I feel kinda bad that for the last few weeks, I've only been posting weekly. But don't worry - this isn't going to turn into an apology session each week. I do what I have the time to do and when I have inspiration, so....... When one has to write all the time for work, going home and writing a blog entry doesn't sound too appealing sometimes. But I do think I want to start posting more videos and news stories, etc that speak to me (which don't require as much time), so be on the lookout for those in the coming weeks. I have to remind myself that each post needn't be a treatise or some big revelation.
So, yeah............ (as my friend Emma would say)
|The pile of clothes that are now too big for me - donate or quilting?|
I'm still a bit shocked at how unsentimental I've been about that transition. I think it may have been because I never really accepted in my mind that I was over 300 lbs. I think somewhere deep down I knew it, but I was shocked at how far above 300 I was when I started this process 16-17 weeks ago. I've flirted with 300 for years, but somewhere in my head I've been telling myself that I was in the 290s.

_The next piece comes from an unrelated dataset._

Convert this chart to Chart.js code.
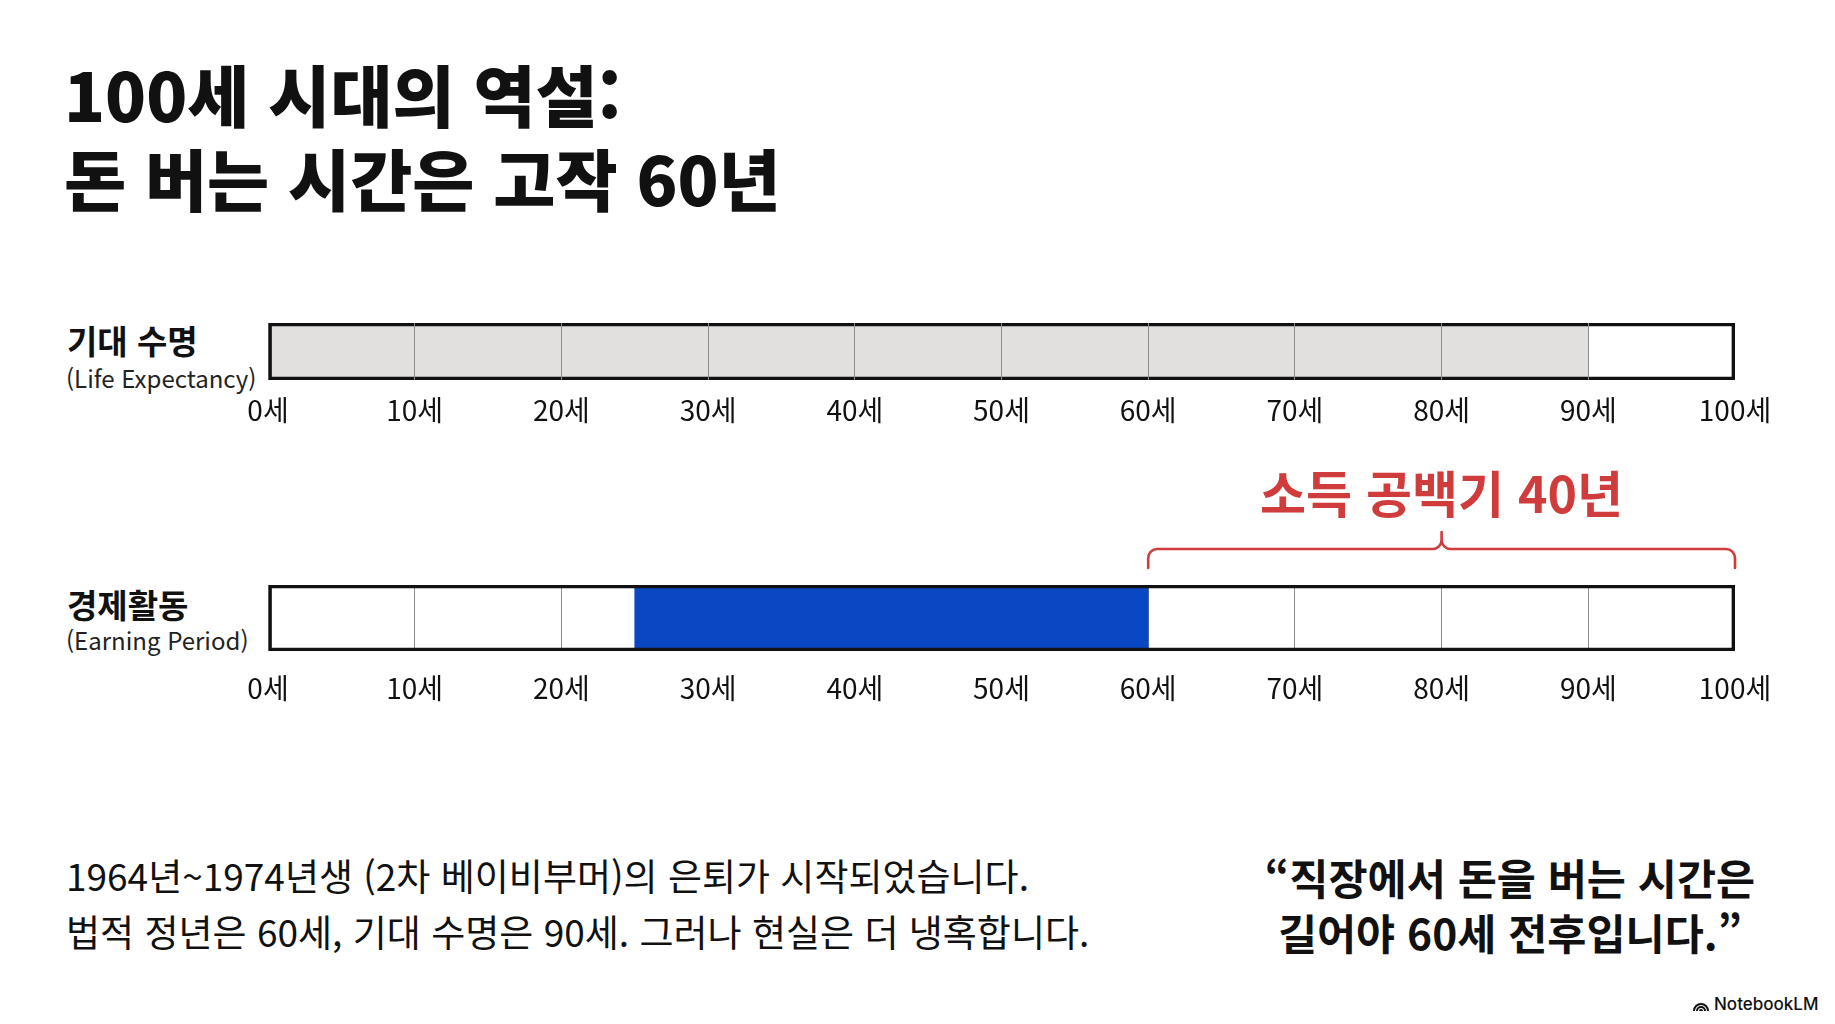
<!DOCTYPE html>
<html lang="ko">
<head>
<meta charset="utf-8">
<title>100세 시대의 역설</title>
<script src="https://cdn.jsdelivr.net/npm/chart.js@4.4.1/dist/chart.umd.min.js"></script>
<style>
  html, body { margin: 0; padding: 0; background: #fff; }
  body {
    width: 1835px; height: 1024px; position: relative; overflow: hidden;
    font-family: "Noto Sans CJK KR", "Noto Sans", sans-serif; color: #111;
  }
  .abs { position: absolute; white-space: nowrap; }
  .title { left: 64px; top: 51px; font-size: 67.5px; line-height: 84px; font-weight: 800; letter-spacing: 0; }
  .rowName { font-size: 33px; line-height: 36px; font-weight: 700; left: 67px; }
  .rowSub { font-size: 24px; line-height: 28px; font-weight: 400; left: 66px; color: #222; }
  .note { left: 66px; top: 847px; font-size: 37px; line-height: 56px; font-weight: 400; letter-spacing: 0; }
  .quote { left: 1200px; width: 620px; top: 849px; font-size: 42.5px; line-height: 55px; font-weight: 700; text-align: center; }
  .gap { font-size: 50px; line-height: 56px; font-weight: 700; color: #d03b3b; transform: translateX(-50%); }
  .mark { left: 1692px; top: 994px; font-size: 17px; line-height: 20px; font-weight: 500; font-family: "Inter", "Noto Sans", sans-serif; }
  .mark svg { vertical-align: -2px; margin-right: 4px; }
  .box { position: absolute; }
</style>
</head>
<body>

<div class="abs title">100세 시대의 역설:<br>돈 버는 시간은 고작 60년</div>

<div class="abs rowName" style="top:322px">기대 수명</div>
<div class="abs rowSub" style="top:364px">(Life Expectancy)</div>
<div class="abs rowName" style="top:586px">경제활동</div>
<div class="abs rowSub" style="top:626px">(Earning Period)</div>

<div class="box" style="left:208px; top:323px; width:1587px; height:122px;"><canvas id="lifeChart"></canvas></div>
<div class="box" style="left:208px; top:460px; width:1587px; height:265px;"><canvas id="earnChart"></canvas></div>
<div class="abs gap" id="gapText"></div>

<div class="abs note">1964년~1974년생 (2차 베이비부머)의 은퇴가 시작되었습니다.<br>법적 정년은 60세, 기대 수명은 90세. 그러나 현실은 더 냉혹합니다.</div>
<div class="abs quote">“직장에서 돈을 버는 시간은<br>길어야 60세 전후입니다.”</div>

<div class="abs mark"><svg width="18" height="15" viewBox="0 0 18 15"><path d="M2 14 A7 7 0 0 1 16 14 M5 14 A4 4 0 0 1 13 14 M8 14 A1 1 0 0 1 10 14" fill="none" stroke="#111" stroke-width="2"/></svg>NotebookLM</div>

<script>
// data
const ageMin = 0;
const ageMax = 100;
const ageStep = 10;
const ageUnit = '세';
const lifeRow = ['기대 수명'];
const lifeExpectancy = [0, 90];
const earnRow = ['경제활동'];
const earningPeriod = [25, 60];
const gapRange = [60, 100];
const gapLabel = '소득 공백기 40년';

const tickFont = { family: '"Noto Sans CJK KR", sans-serif', size: 28, weight: 400 };

function axisX(padding, gridOnTop) {
    return {
        type: 'linear',
        min: ageMin,
        max: ageMax,
        border: { display: false },
        grid: {
            z: gridOnTop ? 1 : 0,
            drawTicks: false,
            lineWidth: 1,
            color: ctx => (ctx.tick && (ctx.tick.value === ageMin || ctx.tick.value === ageMax)) ? 'rgba(0,0,0,0)' : '#8c8c8c'
        },
        ticks: {
            stepSize: ageStep,
            padding: padding,
            color: '#111',
            font: tickFont,
            callback: v => v + ageUnit
        }
    };
}

function barOptions(padTop, tickPad, gridOnTop) {
    return {
        indexAxis: 'y',
        responsive: true,
        maintainAspectRatio: false,
        animation: false,
        layout: { padding: { left: 60, right: 60, top: padTop, bottom: 8 } },
        plugins: { legend: { display: false }, tooltip: { enabled: false } },
        scales: {
            x: axisX(tickPad, gridOnTop),
            y: { display: false }
        }
    };
}

function outline(label) {
    return {
        label: label,
        data: [[ageMin, ageMax]],
        grouped: false,
        backgroundColor: 'rgba(0,0,0,0)',
        borderColor: '#111',
        borderWidth: 3,
        borderSkipped: false,
        categoryPercentage: 1,
        barPercentage: 1
    };
}

new Chart(document.getElementById('lifeChart'), {
    type: 'bar',
    data: {
        labels: lifeRow,
        datasets: [
            outline('전체'),
            {
                label: '기대 수명',
                data: [lifeExpectancy],
                grouped: false,
                backgroundColor: '#e2e0df',
                borderWidth: 0,
                categoryPercentage: 1,
                barPercentage: 1
            }
        ]
    },
    options: barOptions(0, 14, true)
});

const bracePlugin = {
    id: 'gapBrace',
    afterDraw(chart) {
        const { ctx, chartArea, scales: { x } } = chart;
        const x1 = x.getPixelForValue(gapRange[0]);
        const x2 = x.getPixelForValue(gapRange[1]);
        const xm = (x1 + x2) / 2;
        const yEnd = chartArea.top - 17;
        const yLine = chartArea.top - 36;
        const yPeak = chartArea.top - 53;
        const r = 9;
        ctx.save();
        ctx.strokeStyle = '#d03b3b';
        ctx.lineWidth = 2.6;
        ctx.lineCap = 'round';
        ctx.beginPath();
        ctx.moveTo(x1, yEnd);
        ctx.arcTo(x1, yLine, x1 + r, yLine, r);
        ctx.lineTo(xm - r, yLine);
        ctx.arcTo(xm, yLine, xm, yLine - r, r);
        ctx.lineTo(xm, yPeak);
        ctx.moveTo(xm, yLine - r);
        ctx.arcTo(xm, yLine, xm + r, yLine, r);
        ctx.lineTo(x2 - r, yLine);
        ctx.arcTo(x2, yLine, x2, yLine + r, r);
        ctx.lineTo(x2, yEnd);
        ctx.stroke();
        ctx.restore();
    }
};

const earnChart = new Chart(document.getElementById('earnChart'), {
    type: 'bar',
    data: {
        labels: earnRow,
        datasets: [
            outline('전체'),
            {
                label: '경제활동',
                data: [earningPeriod],
                grouped: false,
                backgroundColor: '#0a47c2',
                borderWidth: 0,
                categoryPercentage: 1,
                barPercentage: 1
            }
        ]
    },
    options: barOptions(125, 21, false),
    plugins: [bracePlugin]
});

// gap label placed from the chart's own scale
const gap = document.getElementById('gapText');
gap.textContent = gapLabel;
const box = earnChart.canvas.parentNode;
const midX = earnChart.scales.x.getPixelForValue((gapRange[0] + gapRange[1]) / 2);
gap.style.left = (box.offsetLeft + midX) + 'px';
gap.style.top = (box.offsetTop + earnChart.chartArea.top - 85 - 28 - 9) + 'px';
</script>
</body>
</html>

|My progression of jeans size (thanks to Tara for this idea)|
And as you can tell from the title of the post, I am now wearing my skinny jeans. They are jeans that I haven't worn since February 2007 (for a brief period of time) and before that May 2002. I've kept them all this time. They're knackered - stained and ripped with the crotch worn out and patched up - so they're nothing really valuable, but they help me to measure my progress and that's nothing but a good thing. Luckily, I have 3 other pair of jeans about this size that I can wear as well, but they're fairly new. I bought them months ago so that I would have something to work towards, so now I have jeans I can wear without having to wear a belt to keep them up. I've also ordered a pair of size 20s from Old Navy (I love their jeans!) for my friends to bring at Christmas so I'll have them on hand when I'm ready.
|I'm wearing my skinny jeans (May 2002)|
So, this week, the scale says:
|weigh-in no. 16 (-2.0)|
Last week: 298.8
This week: 296.8
Loss of - 2.0
Total Loss - 30.2
I can't wait to go over to my Goal page and mark things off: I have now lost 30+ lbs. I am wearing size 22 jeans. I can run 3+ minutes. Plus, I can do 60 reps of 65 kg (143 lbs) on the leg press. I was inspired by Skinny Emmie's post about the stairmaster this week, so I am keen to get back on the
And, despite the inevitable bad days, it'll only get better!